Mitigating the effects of climate change is not just an environmental issue resulting from social and regulatory pressures, but a strategic issue driven by market pressures and technological innovation. Daiken is incentivized to continue to innovate on their products in order to increase efficiency and thus reduce energy costs for consumers so that their business remains competitive. The phase-out of HFCs will no doubt be beneficial to Daiken as well as American chemical companies like Dow and Honeywell, which have been researching and developing environmentally-friendly replacement chemicals (Tabuchi and Hakim).
Daiken is preparing to meet the increased demand for air-conditioners while taking several steps to innovate on their products in order to address the effects of climate change. Daiken already offers environmentally-friendly products like HFC-32 (with just one-third the global warming potential of conventional HFC refrigerant) and has developed a new heating system that reduces CO2 emissions to less than 50% of those from conventional combustion-type heating (Daiken Global).
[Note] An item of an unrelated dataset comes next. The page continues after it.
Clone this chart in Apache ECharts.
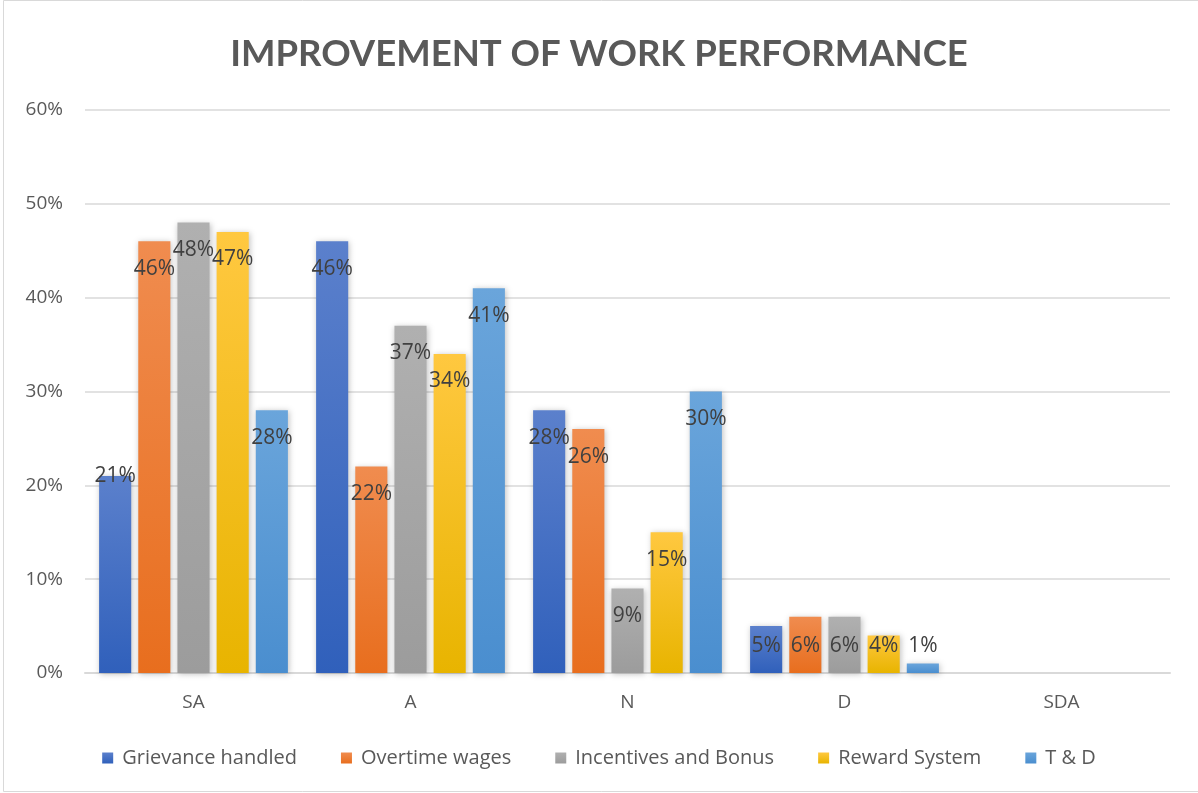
<!DOCTYPE html>
<html>
<head>
<meta charset="utf-8">
<script src="https://cdn.jsdelivr.net/npm/echarts@6/dist/echarts.min.js"></script>
<style>
html,body{margin:0;padding:0;background:#fff;}
#c{width:1198px;height:793px;}
</style>
</head>
<body>
<div id="c"></div>
<script>
const categories = ['SA', 'A', 'N', 'D', 'SDA'];
const seriesNames = ['Grievance handled', 'Overtime wages', 'Incentives and Bonus', 'Reward System', 'T & D'];
const grievance = [21, 46, 28, 5, null];
const overtime = [46, 22, 26, 6, null];
const incentives = [48, 37, 9, 6, null];
const reward = [47, 34, 15, 4, null];
const tnd = [28, 41, 30, 1, null];
const yTicks = [0, 10, 20, 30, 40, 50, 60];

const values = [grievance, overtime, incentives, reward, tnd];
const topColors = ['#5b80cc', '#f08c4f', '#b0b0b0', '#ffc840', '#6aa5db'];
const botColors = ['#3060bb', '#e86e1e', '#9c9c9c', '#e8b400', '#4a8ecf'];

const FONT = 'Open Sans';
const TITLE_FONT = 'Lato';
const chart = echarts.init(document.getElementById('c'));

const series = values.map((vals, si) => ({
  name: seriesNames[si],
  type: 'bar',
  barGap: '22%',
  barCategoryGap: '13%',
  itemStyle: {
    color: new echarts.graphic.LinearGradient(0, 0, 0, 1, [
      {offset: 0, color: topColors[si]},
      {offset: 1, color: botColors[si]}
    ]),
    shadowColor: 'rgba(0,0,0,0.25)',
    shadowBlur: 6,
    shadowOffsetX: 1,
    shadowOffsetY: 1
  },
  label: {
    show: true,
    position: 'insideTop',
    distance: 17,
    color: '#404040',
    fontFamily: FONT,
    fontSize: 21,
    formatter: p => p.value == null ? '' : p.value + '%'
  },
  data: vals.map((v, ci) => {
    if (v == null) return v;
    if (v <= 6) {
      return {value: v, label: {position: 'insideBottom', distance: 16}};
    }
    if (si === 0 && ci === 0) {
      return {value: v, label: {position: 'insideTop', distance: -10}};
    }
    return v;
  })
}));

chart.setOption({
  animation: false,
  backgroundColor: '#ffffff',
  title: {
    text: 'IMPROVEMENT OF WORK PERFORMANCE',
    left: 'center',
    top: 31,
    textStyle: {fontFamily: TITLE_FONT, fontWeight: 'bold', fontSize: 36.5, color: '#595959'}
  },
  legend: {
    bottom: 20,
    left: 'center',
    itemWidth: 11,
    itemHeight: 11,
    itemGap: 44,
    icon: 'rect',
    textStyle: {fontFamily: FONT, fontSize: 20, color: '#595959', padding: [0, 0, 0, 4]},
    data: seriesNames
  },
  grid: {left: 85, right: 28, top: 110, bottom: 120, containLabel: false},
  xAxis: {
    type: 'category',
    data: categories,
    axisLine: {lineStyle: {color: '#d9d9d9', width: 2}},
    axisTick: {show: false},
    axisLabel: {fontFamily: FONT, fontSize: 19, color: '#595959', margin: 20}
  },
  yAxis: {
    type: 'value',
    min: yTicks[0],
    max: yTicks[yTicks.length - 1],
    interval: 10,
    axisLine: {show: false},
    axisTick: {show: false},
    splitLine: {lineStyle: {color: '#d9d9d9', width: 1.5}},
    axisLabel: {fontFamily: FONT, fontSize: 19, color: '#595959', margin: 22, formatter: v => v + '%'}
  },
  graphic: [{
    type: 'rect',
    shape: {x: 3.5, y: 0.5, width: 1200, height: 791},
    style: {fill: 'none', stroke: '#d9d9d9', lineWidth: 1}
  }],
  series: series
});
</script>
</body>
</html>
Daiken continues to conduct research aimed at achieving practical use of next-generation refrigerants that contribute less to global warming. Daiken is also designing and developing products that prevent leakage and make it easy to recover refrigerant, as well as new ways to collect refrigerant during the manufacturing stage and product repair so that the chemicals are not released into the atmosphere. Additionally, Daiken is planning to open a global R&D base for creating new social value in the fields of air environment and energy.
Daiken should provide local governments, air conditioner manufacturers, and dealer engineers in developing markets with the knowledge and techniques needed to adopt sustainable technologies. It is imperative that Daiken grows adoption of their eco-friendly products in emerging markets now before the demand for air-conditioners increases substantially as a result of rising temperatures. Otherwise, consumers in developing countries will purchase less sustainable air-conditioners as opposed to leapfrogging – the ideal scenario is for these consumers to not purchase products with conventional HFC refrigerants and instead, skip a step by purchasing the newer, eco-friendly alternatives. Consumers in these developing countries are typically very price-sensitive, so Daiken will need to make sure to keep the prices affordable for these consumers in order to drive large-scale adoption. Lastly, Daiken can reduce the effects of climate change by training more technicians in emerging markets to reduce refrigerant leaks during installation and repair, which helps limit emissions of greenhouse gases.